Верный долгу, присяге, чести и раз данному слову, он не понимал и не принимал душой все формы моральных отступлений.
В 1837 году Николай Павлович признавался барону М. А. Корфу: «Сначала я никак не мог вразумить себя, чтобы можно было хвалить за честность, и меня всегда взрывало, когда ставили это кому-то в заслугу, но после пришлось поневоле свыкнуться с этой мыслью».
Честность – производное от «чести», а если у человека или группы людей этого нет, то как же можно было им поручать сколько-нибудь значимое дело, как им можно было верить на слово? Хотя Государь и «свыкся» с несовершенством человеческой натуры, но бесчестность так и считал всю жизнь формой страшного морального падения. Это касалось многого и многих, в том числе и Польши.
Он не мог принять все эти бесконечные панские «кульбиты», все уловки и ухищрения, к которым прибегали «ясновельможные паны», чтобы во имя своих интересов обманывать всех, невзирая на лица. Императора Александра, который как раз «любил Польшу», им удавалось не раз красивыми словами и хвалебным пустословием обвести, что называется, вокруг пальца.
Чего стоил только случай с князем Адамом Чарторыжским (1770–1861), который настолько «очаровал» Императора Александра Павловича, что тот сделал его руководителем всей иностранной политики Империи. Затем этот князь занимался антирусскими инспирациями с Наполеоном, а в 1830 году возглавил мятежное правительство в Варшаве. И потом не успокоился. Сбежав в Париж, там много лет был деятельным и непримиримым врагом России, всем и каждому рассказывая, как он много лет «обманывал Русского Царя».
Николая Павловича хитростью и лестью нельзя было очаровать и парализовать; он не хотел принимать химеры за реальности. Именно в польском вопросе Николай I явил тот спокойный реализм и бесстрастную трезвость, которых ему порой не хватало в отношении Пруссии, но особенно – Австрии.
Взойдя на Престол, Николай Павлович опубликовал особый Манифест, обращенный к полякам. В нем говорилось, что все «учреждения, данные вам блаженной памяти Императором и Королем Александром I, останутся без изменений. Я обещаю и клянусь перед Богом соблюдать конституционную хартию». Фактически почти пять лет Николай I был одновременно и Самодержцем Всероссийским, и Конституционным Монархом[120]. В этом своем последнем качестве он вел себя практически безукоризненно. Он был неколебимо верен клятве, от которой его и освободили польские инсургенты.

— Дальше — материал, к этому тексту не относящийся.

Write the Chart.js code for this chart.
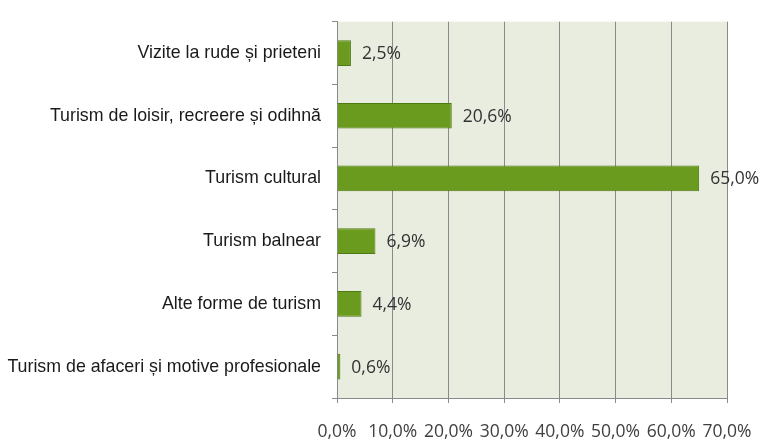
<!DOCTYPE html>
<html><head><meta charset="utf-8">
<script src="https://cdn.jsdelivr.net/npm/chart.js@4"></script>
<style>html,body{margin:0;padding:0;background:#fff}#wrap{width:760px;height:440px}</style>
</head><body><div id="wrap"><canvas id="c" width="760" height="440"></canvas></div>
<script>
const categories = ["Vizite la rude și prieteni","Turism de loisir, recreere și odihnă","Turism cultural","Turism balnear","Alte forme de turism","Turism de afaceri și motive profesionale"];
const values = [2.5, 20.6, 65.0, 6.9, 4.4, 0.6];
const xTicks = [0,10,20,30,40,50,60,70];
const fmt = v => v.toFixed(1).replace('.', ',') + '%';

const bgPlugin = {
  id:'bg',
  beforeDraw(chart){
    const {ctx, chartArea:a} = chart;
    ctx.save(); ctx.fillStyle='#e8ede0'; ctx.fillRect(a.left,a.top,a.right-a.left,a.bottom-a.top); ctx.restore();
  }
};
const labelPlugin = {
  id:'lbl',
  afterDatasetsDraw(chart){
    const ctx = chart.ctx; const meta = chart.getDatasetMeta(0);
    ctx.save(); ctx.font='17.5px "Open Sans", "DejaVu Sans", sans-serif'; ctx.fillStyle='#333'; ctx.textBaseline='middle'; ctx.textAlign='left';
    meta.data.forEach((el,i)=>{ ctx.fillText(fmt(values[i]), el.x+11, el.y+1); });
    ctx.restore();
  }
};
new Chart(document.getElementById('c'), {
  type:'bar',
  data:{labels:categories, datasets:[{data:values, backgroundColor:'#6b9b1e', borderColor:'#4e7a12', borderWidth:1, categoryPercentage:1, barPercentage:0.41}]},
  options:{
    indexAxis:'y', responsive:false, animation:false, devicePixelRatio:1,
    layout:{padding:{top:18,right:0,left:0,bottom:0}},
    plugins:{legend:{display:false}, tooltip:{enabled:false}},
    scales:{
      x:{min:0,max:70,afterBuildTicks(ax){ax.ticks=xTicks.map(v=>({value:v}));},
         afterFit(ax){ax.height=42; ax.paddingRight=33;},
         ticks:{padding:19,color:'#404040',font:{family:'"Open Sans", "DejaVu Sans", sans-serif',size:17.5},callback:v=>fmt(v), maxRotation:0, autoSkip:false},
         grid:{color:'#8a8a8a',lineWidth:1,tickLength:5,drawTicks:true},
         border:{display:true,color:'#8a8a8a'}},
      y:{afterFit(ax){ax.width=337;},
         ticks:{padding:11,color:'#1a1a1a',font:{family:'"Liberation Sans", Arial, sans-serif',size:17.8}},
         grid:{drawOnChartArea:false,color:'#8a8a8a',tickLength:5},
         border:{display:true,color:'#8a8a8a'}}
    }
  },
  plugins:[bgPlugin,labelPlugin]
});
</script></body></html>
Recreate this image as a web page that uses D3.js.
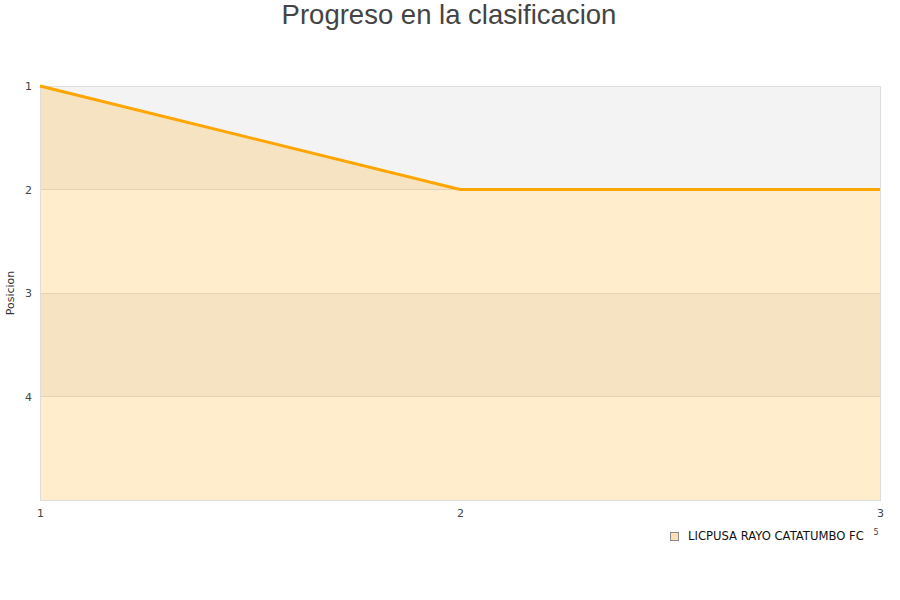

Либеральный историк А. А. Кизеветтер не мог ни в какой форме «симпатизировать» Императору Николаю I, однако вынужден был признать: «Николай Павлович воспользовался первым случаем для того, чтобы формально уничтожить польскую конституцию. Но тем не менее важно отметить, что, пока эта конституция не была уничтожена, Николай Павлович, при всем стремлении к безграничной полноте своей власти, считал для себя обязательным точное соблюдение конституционных форм».
Либеральный историк забыл об одной «мелочи»: конституцию 1815 года уничтожил все-таки не Николай Павлович, а лидеры восстания 1830 года. Император потом лишь принял этот факт как очевидность.